■ WHAT TO PRODUCE ■
Extract the lines from the first one in the records below through the line containing "const vinculoValues = [64, 23, 12, 6];", keeping both ends and leaving out any pictures.

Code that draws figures

★ ★ ★ ★ ★

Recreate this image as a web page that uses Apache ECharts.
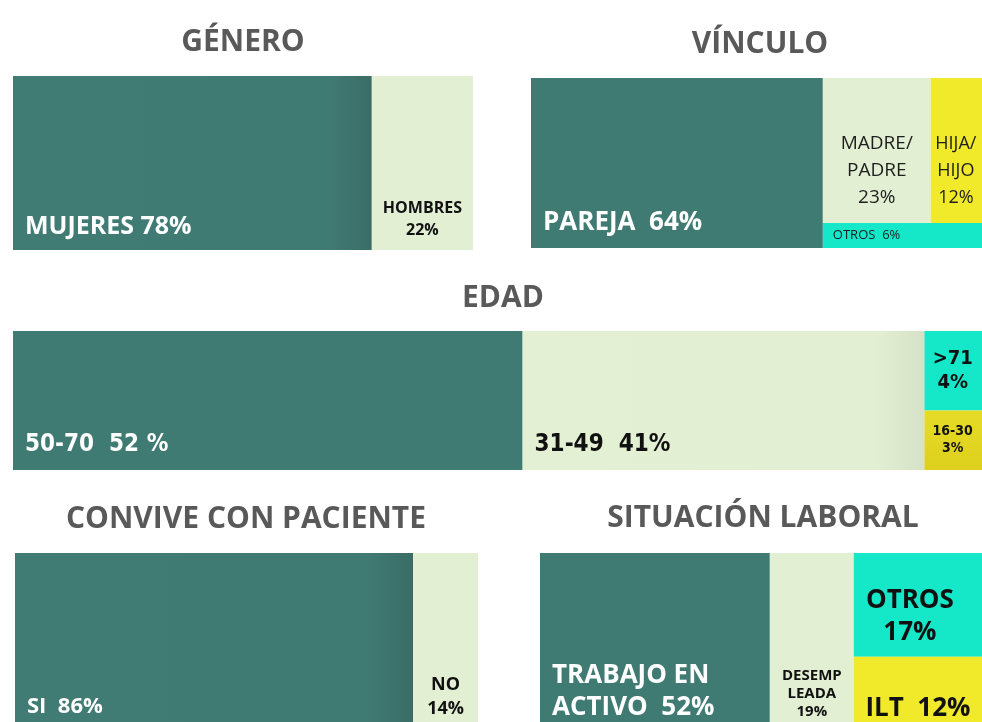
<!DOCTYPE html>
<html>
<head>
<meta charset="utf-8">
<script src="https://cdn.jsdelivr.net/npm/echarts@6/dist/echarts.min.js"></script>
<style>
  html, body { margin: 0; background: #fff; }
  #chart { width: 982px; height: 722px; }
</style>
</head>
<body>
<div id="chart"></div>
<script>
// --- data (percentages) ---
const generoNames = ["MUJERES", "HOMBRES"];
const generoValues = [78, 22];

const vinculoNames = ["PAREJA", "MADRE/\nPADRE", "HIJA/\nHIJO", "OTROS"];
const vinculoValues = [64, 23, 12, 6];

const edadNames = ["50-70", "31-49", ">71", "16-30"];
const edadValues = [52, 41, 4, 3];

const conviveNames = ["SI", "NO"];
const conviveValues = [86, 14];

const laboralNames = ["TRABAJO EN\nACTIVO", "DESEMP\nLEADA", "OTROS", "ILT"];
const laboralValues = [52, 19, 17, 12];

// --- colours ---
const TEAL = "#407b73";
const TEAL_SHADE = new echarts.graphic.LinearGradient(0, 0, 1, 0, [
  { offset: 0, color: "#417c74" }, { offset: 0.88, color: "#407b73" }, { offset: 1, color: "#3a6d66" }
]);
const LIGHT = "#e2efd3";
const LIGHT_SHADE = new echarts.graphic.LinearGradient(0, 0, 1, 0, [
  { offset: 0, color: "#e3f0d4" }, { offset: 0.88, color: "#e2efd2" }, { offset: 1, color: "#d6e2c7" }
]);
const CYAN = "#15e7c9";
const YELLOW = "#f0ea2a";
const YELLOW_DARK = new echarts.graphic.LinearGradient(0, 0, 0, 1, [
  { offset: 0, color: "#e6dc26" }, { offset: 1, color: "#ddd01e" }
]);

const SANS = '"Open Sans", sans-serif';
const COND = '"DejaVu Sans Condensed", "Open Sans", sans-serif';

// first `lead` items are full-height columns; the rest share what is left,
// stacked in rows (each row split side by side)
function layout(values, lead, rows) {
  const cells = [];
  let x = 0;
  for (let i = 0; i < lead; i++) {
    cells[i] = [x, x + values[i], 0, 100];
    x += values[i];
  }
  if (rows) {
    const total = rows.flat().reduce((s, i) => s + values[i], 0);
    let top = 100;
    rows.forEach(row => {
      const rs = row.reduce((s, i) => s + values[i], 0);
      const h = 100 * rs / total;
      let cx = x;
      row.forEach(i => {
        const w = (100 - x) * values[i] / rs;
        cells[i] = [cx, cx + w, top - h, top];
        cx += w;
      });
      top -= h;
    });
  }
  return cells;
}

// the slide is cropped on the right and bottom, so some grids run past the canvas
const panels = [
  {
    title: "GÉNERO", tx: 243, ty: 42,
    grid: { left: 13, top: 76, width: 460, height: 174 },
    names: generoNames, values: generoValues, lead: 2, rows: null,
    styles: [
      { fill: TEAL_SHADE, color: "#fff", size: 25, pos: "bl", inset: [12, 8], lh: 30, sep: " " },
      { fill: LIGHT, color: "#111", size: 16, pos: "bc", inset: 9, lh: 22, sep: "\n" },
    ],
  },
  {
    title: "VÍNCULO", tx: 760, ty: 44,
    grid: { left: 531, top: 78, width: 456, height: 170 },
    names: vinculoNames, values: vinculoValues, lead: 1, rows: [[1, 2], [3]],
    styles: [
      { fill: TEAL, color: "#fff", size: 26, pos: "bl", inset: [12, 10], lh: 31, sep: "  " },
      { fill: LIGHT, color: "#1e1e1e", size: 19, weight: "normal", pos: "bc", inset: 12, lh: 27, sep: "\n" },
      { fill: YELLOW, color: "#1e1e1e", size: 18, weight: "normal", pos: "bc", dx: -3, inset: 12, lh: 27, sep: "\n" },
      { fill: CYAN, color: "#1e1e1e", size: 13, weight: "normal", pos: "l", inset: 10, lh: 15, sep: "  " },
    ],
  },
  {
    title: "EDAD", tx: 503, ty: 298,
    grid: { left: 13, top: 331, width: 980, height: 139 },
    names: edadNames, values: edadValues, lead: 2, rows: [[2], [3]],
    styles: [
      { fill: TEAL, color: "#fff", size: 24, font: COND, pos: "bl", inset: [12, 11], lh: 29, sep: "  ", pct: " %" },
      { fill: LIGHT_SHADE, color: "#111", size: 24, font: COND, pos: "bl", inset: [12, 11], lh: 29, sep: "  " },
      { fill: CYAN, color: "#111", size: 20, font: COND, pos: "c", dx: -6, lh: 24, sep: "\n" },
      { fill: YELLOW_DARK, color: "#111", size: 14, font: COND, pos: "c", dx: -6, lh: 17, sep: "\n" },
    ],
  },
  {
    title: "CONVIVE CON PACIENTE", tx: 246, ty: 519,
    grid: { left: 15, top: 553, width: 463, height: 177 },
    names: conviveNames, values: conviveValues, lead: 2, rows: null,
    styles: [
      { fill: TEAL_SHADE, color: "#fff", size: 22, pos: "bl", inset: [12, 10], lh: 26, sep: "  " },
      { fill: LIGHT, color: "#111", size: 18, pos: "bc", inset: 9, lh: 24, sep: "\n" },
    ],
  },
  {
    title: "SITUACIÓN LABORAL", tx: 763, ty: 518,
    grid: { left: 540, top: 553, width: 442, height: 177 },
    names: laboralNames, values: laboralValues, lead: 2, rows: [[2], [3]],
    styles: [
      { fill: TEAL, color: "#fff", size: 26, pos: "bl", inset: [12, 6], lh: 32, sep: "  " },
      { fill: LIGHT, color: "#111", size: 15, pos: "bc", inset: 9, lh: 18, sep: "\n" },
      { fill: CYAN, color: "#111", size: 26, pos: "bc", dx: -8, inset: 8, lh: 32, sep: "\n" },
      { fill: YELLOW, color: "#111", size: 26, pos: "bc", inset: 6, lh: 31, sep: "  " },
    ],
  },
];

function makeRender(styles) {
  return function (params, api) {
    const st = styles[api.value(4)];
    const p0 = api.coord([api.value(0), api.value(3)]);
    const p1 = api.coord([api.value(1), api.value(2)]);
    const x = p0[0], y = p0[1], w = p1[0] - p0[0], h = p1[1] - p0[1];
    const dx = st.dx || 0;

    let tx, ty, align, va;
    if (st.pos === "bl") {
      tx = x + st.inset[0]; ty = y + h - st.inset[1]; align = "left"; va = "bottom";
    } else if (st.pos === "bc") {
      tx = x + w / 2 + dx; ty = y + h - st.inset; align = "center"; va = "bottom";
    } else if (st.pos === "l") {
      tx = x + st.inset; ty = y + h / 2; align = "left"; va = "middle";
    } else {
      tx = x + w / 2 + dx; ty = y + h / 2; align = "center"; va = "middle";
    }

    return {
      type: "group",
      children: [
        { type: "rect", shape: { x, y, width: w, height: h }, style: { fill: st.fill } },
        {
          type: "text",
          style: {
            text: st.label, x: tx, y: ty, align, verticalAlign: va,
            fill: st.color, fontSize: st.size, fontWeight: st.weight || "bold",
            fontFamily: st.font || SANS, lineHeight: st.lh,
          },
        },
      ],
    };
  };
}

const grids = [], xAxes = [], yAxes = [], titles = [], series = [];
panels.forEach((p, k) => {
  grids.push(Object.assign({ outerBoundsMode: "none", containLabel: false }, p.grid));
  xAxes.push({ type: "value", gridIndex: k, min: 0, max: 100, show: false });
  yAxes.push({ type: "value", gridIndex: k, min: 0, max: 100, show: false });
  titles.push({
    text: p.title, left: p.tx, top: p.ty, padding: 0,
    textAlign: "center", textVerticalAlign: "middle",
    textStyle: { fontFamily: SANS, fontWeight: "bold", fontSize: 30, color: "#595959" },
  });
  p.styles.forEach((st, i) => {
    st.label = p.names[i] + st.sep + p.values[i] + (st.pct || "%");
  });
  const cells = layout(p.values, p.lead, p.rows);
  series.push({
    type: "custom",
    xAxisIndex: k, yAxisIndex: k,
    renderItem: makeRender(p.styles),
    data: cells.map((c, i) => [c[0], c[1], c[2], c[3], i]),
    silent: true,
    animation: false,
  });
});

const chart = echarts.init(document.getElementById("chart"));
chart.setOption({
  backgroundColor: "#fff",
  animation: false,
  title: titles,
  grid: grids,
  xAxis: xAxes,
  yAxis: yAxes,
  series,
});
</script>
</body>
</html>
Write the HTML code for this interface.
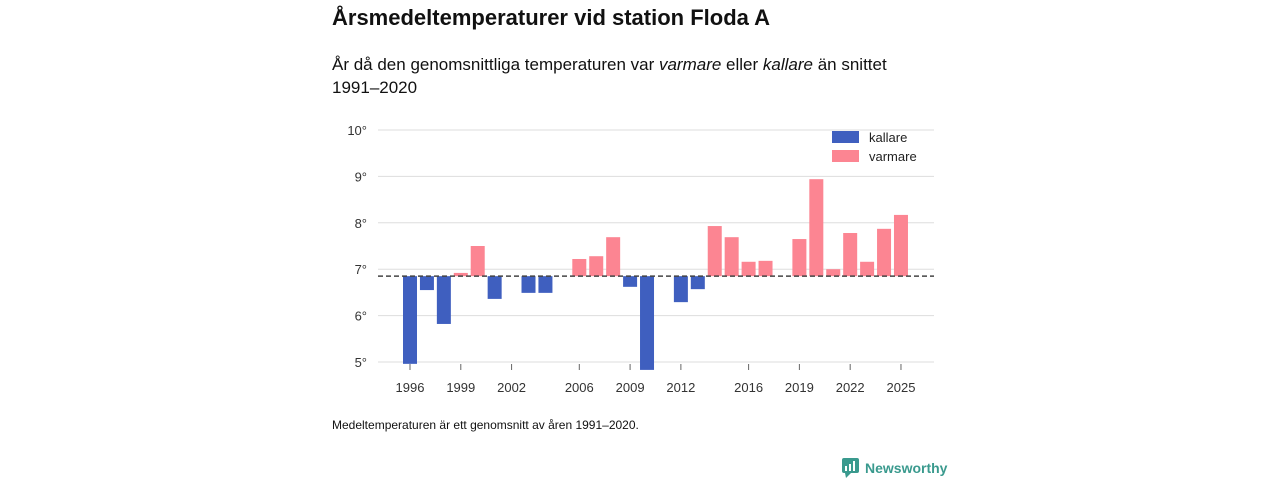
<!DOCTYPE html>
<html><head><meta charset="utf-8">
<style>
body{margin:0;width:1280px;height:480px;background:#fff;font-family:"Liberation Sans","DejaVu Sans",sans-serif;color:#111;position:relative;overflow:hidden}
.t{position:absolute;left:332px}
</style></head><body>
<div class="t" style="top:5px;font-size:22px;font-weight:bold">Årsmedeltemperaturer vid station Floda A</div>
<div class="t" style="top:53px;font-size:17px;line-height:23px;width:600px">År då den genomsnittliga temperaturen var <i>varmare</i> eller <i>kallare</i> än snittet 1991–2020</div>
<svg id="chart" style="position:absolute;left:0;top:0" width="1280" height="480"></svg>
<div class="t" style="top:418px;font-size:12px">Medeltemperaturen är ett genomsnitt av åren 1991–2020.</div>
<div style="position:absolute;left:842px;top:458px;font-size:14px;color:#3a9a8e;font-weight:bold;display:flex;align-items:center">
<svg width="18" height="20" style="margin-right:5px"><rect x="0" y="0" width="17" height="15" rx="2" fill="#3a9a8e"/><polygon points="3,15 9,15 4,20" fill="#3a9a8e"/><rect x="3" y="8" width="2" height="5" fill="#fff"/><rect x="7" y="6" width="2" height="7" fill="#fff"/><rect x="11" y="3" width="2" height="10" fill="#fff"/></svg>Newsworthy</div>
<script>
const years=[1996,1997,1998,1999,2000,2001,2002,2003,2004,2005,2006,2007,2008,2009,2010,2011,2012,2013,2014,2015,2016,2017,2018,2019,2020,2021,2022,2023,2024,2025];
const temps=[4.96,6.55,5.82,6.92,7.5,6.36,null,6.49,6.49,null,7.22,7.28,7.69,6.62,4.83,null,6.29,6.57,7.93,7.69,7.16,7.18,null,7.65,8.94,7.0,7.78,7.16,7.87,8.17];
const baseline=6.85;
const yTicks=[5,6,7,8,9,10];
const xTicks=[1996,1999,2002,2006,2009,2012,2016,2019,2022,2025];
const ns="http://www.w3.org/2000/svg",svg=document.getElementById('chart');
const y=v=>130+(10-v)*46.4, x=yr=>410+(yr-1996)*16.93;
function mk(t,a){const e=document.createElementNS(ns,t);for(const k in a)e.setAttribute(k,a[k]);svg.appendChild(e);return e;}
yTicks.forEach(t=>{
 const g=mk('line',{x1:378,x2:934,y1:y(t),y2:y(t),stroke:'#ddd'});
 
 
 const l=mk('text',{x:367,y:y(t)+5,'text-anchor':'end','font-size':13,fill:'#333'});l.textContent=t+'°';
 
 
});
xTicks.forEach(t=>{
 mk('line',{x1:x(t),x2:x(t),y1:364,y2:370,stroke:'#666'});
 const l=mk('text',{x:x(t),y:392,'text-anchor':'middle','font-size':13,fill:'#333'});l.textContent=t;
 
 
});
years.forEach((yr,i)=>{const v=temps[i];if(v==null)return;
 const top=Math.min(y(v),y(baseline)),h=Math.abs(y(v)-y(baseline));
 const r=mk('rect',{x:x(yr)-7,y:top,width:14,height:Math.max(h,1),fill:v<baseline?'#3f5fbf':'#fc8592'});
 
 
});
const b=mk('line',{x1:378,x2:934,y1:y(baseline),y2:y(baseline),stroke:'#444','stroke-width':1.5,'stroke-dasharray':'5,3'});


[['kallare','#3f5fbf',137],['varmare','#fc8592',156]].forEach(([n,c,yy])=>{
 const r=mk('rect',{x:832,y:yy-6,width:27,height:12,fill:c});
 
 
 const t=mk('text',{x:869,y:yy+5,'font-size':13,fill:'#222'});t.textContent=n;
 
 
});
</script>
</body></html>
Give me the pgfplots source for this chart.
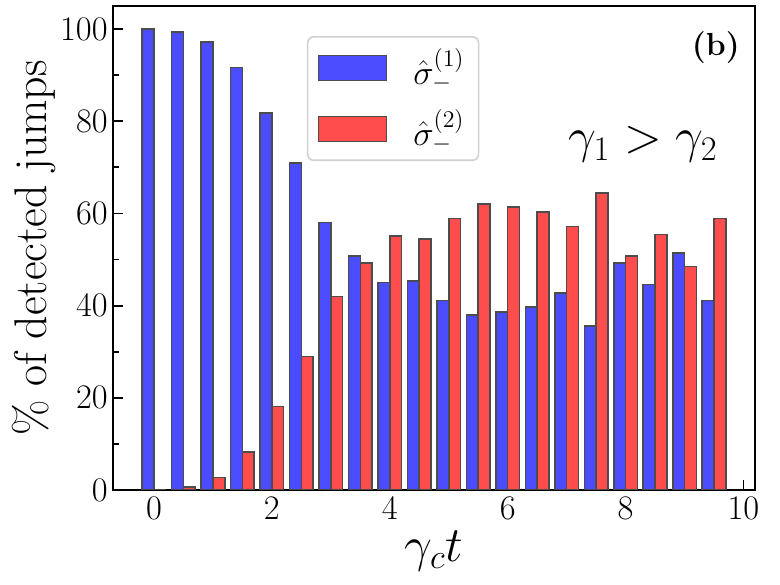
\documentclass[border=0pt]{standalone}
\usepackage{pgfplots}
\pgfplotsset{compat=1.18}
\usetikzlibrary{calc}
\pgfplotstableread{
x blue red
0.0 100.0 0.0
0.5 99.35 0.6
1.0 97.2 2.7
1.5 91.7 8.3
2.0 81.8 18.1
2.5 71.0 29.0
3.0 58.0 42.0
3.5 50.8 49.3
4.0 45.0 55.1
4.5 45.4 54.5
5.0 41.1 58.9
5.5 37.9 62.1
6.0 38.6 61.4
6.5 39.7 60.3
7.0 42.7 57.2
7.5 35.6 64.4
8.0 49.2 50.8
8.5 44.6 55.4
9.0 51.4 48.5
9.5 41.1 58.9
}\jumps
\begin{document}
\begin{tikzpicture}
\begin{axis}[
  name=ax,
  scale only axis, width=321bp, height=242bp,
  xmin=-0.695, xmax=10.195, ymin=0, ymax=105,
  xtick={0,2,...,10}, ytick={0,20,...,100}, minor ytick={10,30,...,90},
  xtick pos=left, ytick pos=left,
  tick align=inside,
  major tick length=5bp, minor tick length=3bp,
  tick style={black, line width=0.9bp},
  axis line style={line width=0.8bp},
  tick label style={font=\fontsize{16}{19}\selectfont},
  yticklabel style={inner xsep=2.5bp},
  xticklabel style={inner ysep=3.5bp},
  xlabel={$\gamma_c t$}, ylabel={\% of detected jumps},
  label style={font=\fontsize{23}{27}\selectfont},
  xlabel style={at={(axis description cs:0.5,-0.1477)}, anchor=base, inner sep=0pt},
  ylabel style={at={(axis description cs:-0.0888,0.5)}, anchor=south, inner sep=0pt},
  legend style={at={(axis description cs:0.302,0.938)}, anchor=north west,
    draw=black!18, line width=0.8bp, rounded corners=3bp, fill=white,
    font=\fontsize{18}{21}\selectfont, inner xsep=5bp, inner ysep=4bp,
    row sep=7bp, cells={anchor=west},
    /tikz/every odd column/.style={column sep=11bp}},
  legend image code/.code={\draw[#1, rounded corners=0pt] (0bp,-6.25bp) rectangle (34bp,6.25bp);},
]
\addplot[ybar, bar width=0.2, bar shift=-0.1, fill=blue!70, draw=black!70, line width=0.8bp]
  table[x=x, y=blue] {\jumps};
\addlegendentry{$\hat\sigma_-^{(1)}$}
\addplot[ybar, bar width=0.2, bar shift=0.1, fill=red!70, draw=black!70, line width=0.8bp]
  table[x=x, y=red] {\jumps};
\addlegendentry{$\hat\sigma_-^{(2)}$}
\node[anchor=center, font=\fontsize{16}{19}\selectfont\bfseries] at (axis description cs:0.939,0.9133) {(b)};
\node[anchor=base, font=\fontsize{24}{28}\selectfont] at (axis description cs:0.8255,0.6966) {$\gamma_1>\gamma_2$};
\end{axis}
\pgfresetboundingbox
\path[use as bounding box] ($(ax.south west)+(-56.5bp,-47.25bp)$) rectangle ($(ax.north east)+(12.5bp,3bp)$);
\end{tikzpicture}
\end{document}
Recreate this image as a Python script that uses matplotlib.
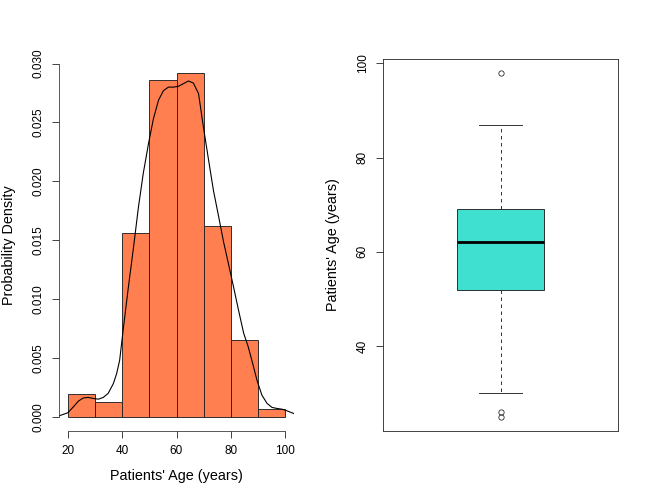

★ ★ ★ ★ ★

■ THE COMPLETED TASK ■
Recreate this image as a web page that uses Apache ECharts.
<!DOCTYPE html>
<html>
<head>
<meta charset="utf-8">
<script src="https://cdn.jsdelivr.net/npm/echarts@6/dist/echarts.min.js"></script>
<style>
  html, body { margin: 0; background: #fff; }
  #chart { width: 982px; height: 722px; }
</style>
</head>
<body>
<div id="chart"></div>
<script>
// --- data (percentages) ---
const generoNames = ["MUJERES", "HOMBRES"];
const generoValues = [78, 22];

const vinculoNames = ["PAREJA", "MADRE/\nPADRE", "HIJA/\nHIJO", "OTROS"];
const vinculoValues = [64, 23, 12, 6];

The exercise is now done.